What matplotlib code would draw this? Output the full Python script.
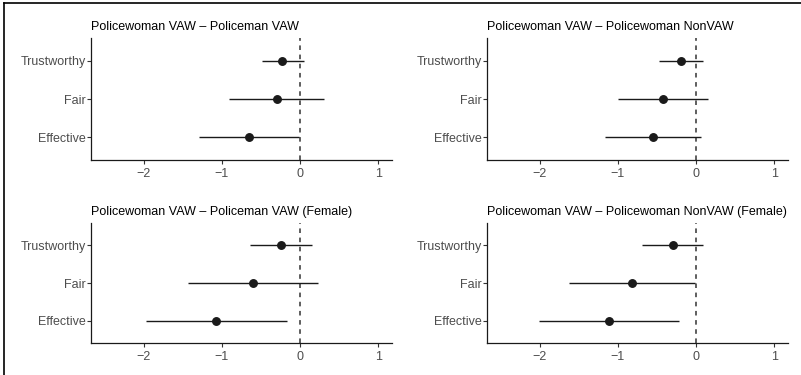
import numpy as np
import matplotlib
matplotlib.use("Agg")
import matplotlib.pyplot as plt
from matplotlib.lines import Line2D

plt.rcParams['font.family'] = ['Liberation Sans', 'DejaVu Sans']

# outcome labels, bottom to top
outcomes = ['Effective', 'Fair', 'Trustworthy']

titles = ['Policewoman VAW \u2013 Policeman VAW',
          'Policewoman VAW \u2013 Policewoman NonVAW',
          'Policewoman VAW \u2013 Policeman VAW (Female)',
          'Policewoman VAW \u2013 Policewoman NonVAW (Female)']

# estimates (Effective, Fair, Trustworthy)
est_p1 = [-0.65, -0.30, -0.23]
est_p2 = [-0.55, -0.43, -0.19]
est_p3 = [-1.07, -0.60, -0.25]
est_p4 = [-1.12, -0.82, -0.30]

# lower / upper bounds
lo_p1 = [-1.29, -0.91, -0.49]
hi_p1 = [-0.02, 0.30, 0.05]
lo_p2 = [-1.16, -1.00, -0.47]
hi_p2 = [0.06, 0.15, 0.09]
lo_p3 = [-1.97, -1.43, -0.64]
hi_p3 = [-0.17, 0.23, 0.15]
lo_p4 = [-2.01, -1.63, -0.69]
hi_p4 = [-0.22, -0.01, 0.09]

panels = [(est_p1, lo_p1, hi_p1), (est_p2, lo_p2, hi_p2),
          (est_p3, lo_p3, hi_p3), (est_p4, lo_p4, hi_p4)]

W, H = 801, 375
fig = plt.figure(figsize=(W / 100, H / 100), dpi=100)

# axes boxes in pixels: left, top, right, bottom
boxes = [(91, 38, 392, 160), (487, 38, 788, 160),
         (91, 223, 392, 343), (487, 223, 788, 343)]

for (l, t, r, b), title, (est, lo, hi) in zip(boxes, titles, panels):
    ax = fig.add_axes([l / W, 1 - b / H, (r - l) / W, (b - t) / H])
    y = np.arange(1, len(outcomes) + 1)
    ax.axvline(0, color='#333333', lw=1.1, ls=(0, (3, 3)), zorder=1)
    ax.hlines(y, lo, hi, color='#1a1a1a', lw=1.0, zorder=2)
    ax.plot(est, y, 'o', color='#1a1a1a', ms=5.4, zorder=3)
    ax.set_xlim(-2.675, 1.175)
    ax.set_ylim(0.4, 3.6)
    ax.set_xticks([-2, -1, 0, 1])
    ax.set_yticks(y)
    ax.set_yticklabels(outcomes)
    for s in ['top', 'right']:
        ax.spines[s].set_visible(False)
    for s in ['left', 'bottom']:
        ax.spines[s].set_linewidth(0.9)
        ax.spines[s].set_color('#1a1a1a')
    ax.tick_params(axis='both', colors='#333333', labelcolor='#4d4d4d',
                   labelsize=9, length=2.7, width=0.8)
    ax.tick_params(axis='y', pad=1.2)
    ax.tick_params(axis='x', pad=3.0)
    ax.set_title(title, loc='left', fontsize=9, color='black', pad=5.6)

# border on left and top edges
fig.add_artist(Line2D([4 / W, 4 / W], [0, 1 - 3 / H], transform=fig.transFigure,
                      color='black', lw=1.2))
fig.add_artist(Line2D([4 / W, 1], [1 - 3 / H, 1 - 3 / H], transform=fig.transFigure,
                      color='black', lw=1.2))

fig.savefig('out.png', dpi=100)
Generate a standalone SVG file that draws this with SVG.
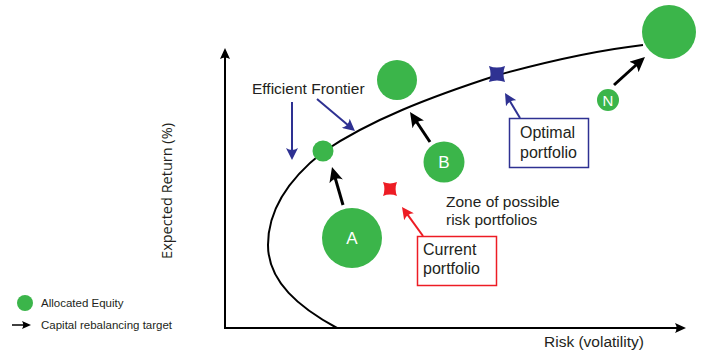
<svg xmlns="http://www.w3.org/2000/svg" width="702" height="354" viewBox="0 0 702 354">
  <defs>
    <style>
      text { font-family: "Liberation Sans", Arial, sans-serif; fill: #231f20; }
      .lbl { font-size: 15.5px; }
      .box-lbl { font-size: 16px; }
      .legend { font-size: 11.5px; }
      .axis-title { font-family: "Open Sans", "Liberation Sans", sans-serif; font-size: 14.5px; }
      .in-dot { fill: #ffffff; text-anchor: middle; font-size: 17px; }
      .equity { fill: #3bb54a; }
      .axis { stroke: #000; stroke-width: 2; fill: none; }
      .frontier { stroke: #000; stroke-width: 2; fill: none; }
      .move { stroke: #000; stroke-width: 3; fill: none; }
      .blue-ptr { stroke: #2e3192; stroke-width: 2; fill: none; }
      .red-ptr { stroke: #ed1c24; stroke-width: 2; fill: none; }
    </style>
    <marker id="head-black" viewBox="0 0 15 14" markerWidth="15" markerHeight="14" refX="6" refY="7" orient="auto" markerUnits="userSpaceOnUse">
      <path d="M0,0 L15,7 L0,14 Q5,7 0,0 Z" fill="#000"/>
    </marker>
    <marker id="head-axis" viewBox="0 0 11 10" markerWidth="11" markerHeight="10" refX="5" refY="5" orient="auto" markerUnits="userSpaceOnUse">
      <path d="M0,0 L11,5 L0,10 Q3,5 0,0 Z" fill="#000"/>
    </marker>
    <marker id="head-legend" viewBox="0 0 9 8" markerWidth="9" markerHeight="8" refX="4" refY="4" orient="auto" markerUnits="userSpaceOnUse">
      <path d="M0,0 L9,4 L0,8 Q2.5,4 0,0 Z" fill="#000"/>
    </marker>
    <marker id="head-blue" viewBox="0 0 12 12" markerWidth="12" markerHeight="12" refX="5" refY="6" orient="auto" markerUnits="userSpaceOnUse">
      <path d="M0,0 L12,6 L0,12 Q4,6 0,0 Z" fill="#2e3192"/>
    </marker>
    <marker id="head-red" viewBox="0 0 12 12" markerWidth="12" markerHeight="12" refX="5" refY="6" orient="auto" markerUnits="userSpaceOnUse">
      <path d="M0,0 L12,6 L0,12 Q4,6 0,0 Z" fill="#ed1c24"/>
    </marker>
    <!-- square with pinched (concave) sides, corners on the diagonals -->
    <path id="star" d="M-7,-7 Q0,-4.2 7,-7 Q4.2,0 7,7 Q0,4.2 -7,7 Q-4.2,0 -7,-7 Z"/>
  </defs>

  <rect width="702" height="354" fill="#ffffff"/>

  <!-- axes -->
  <g id="axes">
    <line class="axis" x1="225" y1="328" x2="225" y2="54" marker-end="url(#head-axis)"/>
    <line class="axis" x1="224" y1="328" x2="680" y2="328" marker-end="url(#head-axis)"/>
    <text class="axis-title" transform="translate(172,191) rotate(-90)" text-anchor="middle">Expected Return (%)</text>
    <text class="lbl" x="544" y="347">Risk (volatility)</text>
  </g>

  <!-- efficient frontier curve -->
  <g id="frontier">
    <path class="frontier" d="M337,328 C300,308 268,282 268,245 C268,208 290,178 323,152 C370,120 430,97 498,75 C560,58 600,50 643,45"/>
  </g>

  <!-- equity circles -->
  <g id="node-top-right"><circle class="equity" cx="669" cy="32" r="27"/></g>
  <g id="node-top-mid"><circle class="equity" cx="397" cy="80" r="20"/></g>
  <g id="node-small"><circle class="equity" cx="323" cy="151" r="10.5"/></g>
  <g id="node-b">
    <circle class="equity" cx="444" cy="162" r="20.5"/>
    <text class="in-dot" x="444" y="168">B</text>
  </g>
  <g id="node-a">
    <circle class="equity" cx="352" cy="238" r="30"/>
    <text class="in-dot" x="352" y="244">A</text>
  </g>
  <g id="node-n">
    <circle class="equity" cx="608" cy="100" r="11"/>
    <text class="in-dot" x="608" y="106" style="font-size:15px">N</text>
  </g>

  <!-- portfolio markers -->
  <g id="optimal-star"><use href="#star" transform="translate(497,74) scale(1.15)" fill="#2e3192"/></g>
  <g id="current-star"><use href="#star" transform="translate(390,189)" fill="#ed1c24"/></g>

  <!-- labels -->
  <g id="label-frontier"><text class="lbl" x="252" y="94">Efficient Frontier</text></g>
  <g id="label-zone">
    <text class="lbl" x="446" y="207">Zone of possible</text>
    <text class="lbl" x="446" y="225">risk portfolios</text>
  </g>
  <g id="box-optimal">
    <rect x="509.5" y="118.5" width="79" height="49" fill="#fff" stroke="#2e3192" stroke-width="1.5"/>
    <text class="box-lbl" x="520" y="138">Optimal</text>
    <text class="box-lbl" x="520" y="158">portfolio</text>
  </g>
  <g id="box-current">
    <rect x="417.5" y="236.5" width="79" height="49" fill="#fff" stroke="#ed1c24" stroke-width="1.5"/>
    <text class="box-lbl" x="423" y="255">Current</text>
    <text class="box-lbl" x="423" y="274">portfolio</text>
  </g>

  <!-- connectors -->
  <g id="connectors">
    <line class="move" x1="343" y1="205" x2="334.5" y2="175.6" marker-end="url(#head-black)"/>
    <line class="move" x1="430" y1="142" x2="415" y2="119.5" marker-end="url(#head-black)"/>
    <line class="move" x1="614" y1="85" x2="638.3" y2="63" marker-end="url(#head-black)"/>
    <line class="blue-ptr" x1="292" y1="102" x2="292" y2="153" marker-end="url(#head-blue)"/>
    <line class="blue-ptr" x1="317" y1="99" x2="349.6" y2="126.5" marker-end="url(#head-blue)"/>
    <line class="blue-ptr" x1="520" y1="118" x2="508.6" y2="99" marker-end="url(#head-blue)"/>
    <line class="red-ptr" x1="423" y1="236" x2="406.1" y2="212.7" marker-end="url(#head-red)"/>
  </g>

  <!-- legend -->
  <g id="legend">
    <circle class="equity" cx="25" cy="303" r="8"/>
    <text class="legend" x="41" y="307">Allocated Equity</text>
    <line x1="12" y1="325" x2="26" y2="325" stroke="#000" stroke-width="1.5" marker-end="url(#head-legend)"/>
    <text class="legend" x="41" y="329">Capital rebalancing target</text>
  </g>
</svg>
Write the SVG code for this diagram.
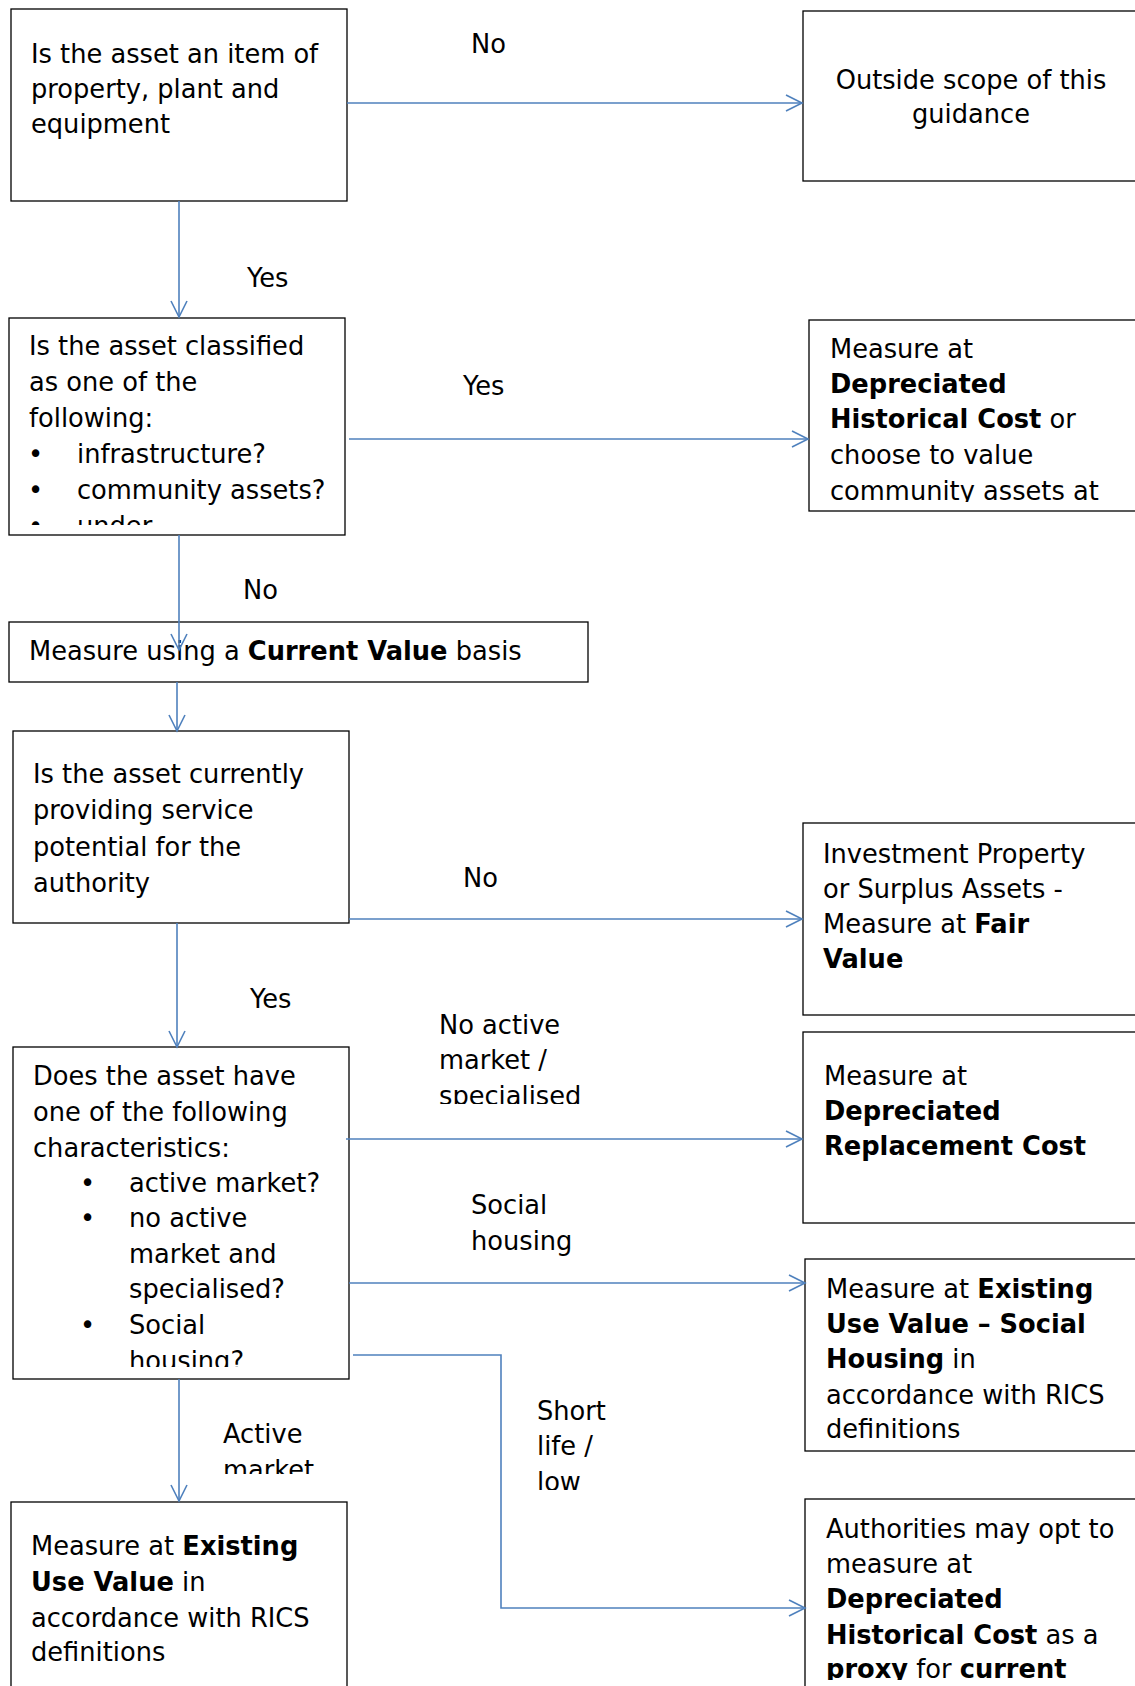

Task objective
The lines from the top of the data above through the one holding "outcomes = ['Effective', 'Fair', 'Trustworthy']" are to be repeated exactly, and only those, with no pictures.

Expected output
What matplotlib code would draw this? Output the full Python script.
import numpy as np
import matplotlib
matplotlib.use("Agg")
import matplotlib.pyplot as plt
from matplotlib.lines import Line2D

plt.rcParams['font.family'] = ['Liberation Sans', 'DejaVu Sans']

# outcome labels, bottom to top
outcomes = ['Effective', 'Fair', 'Trustworthy']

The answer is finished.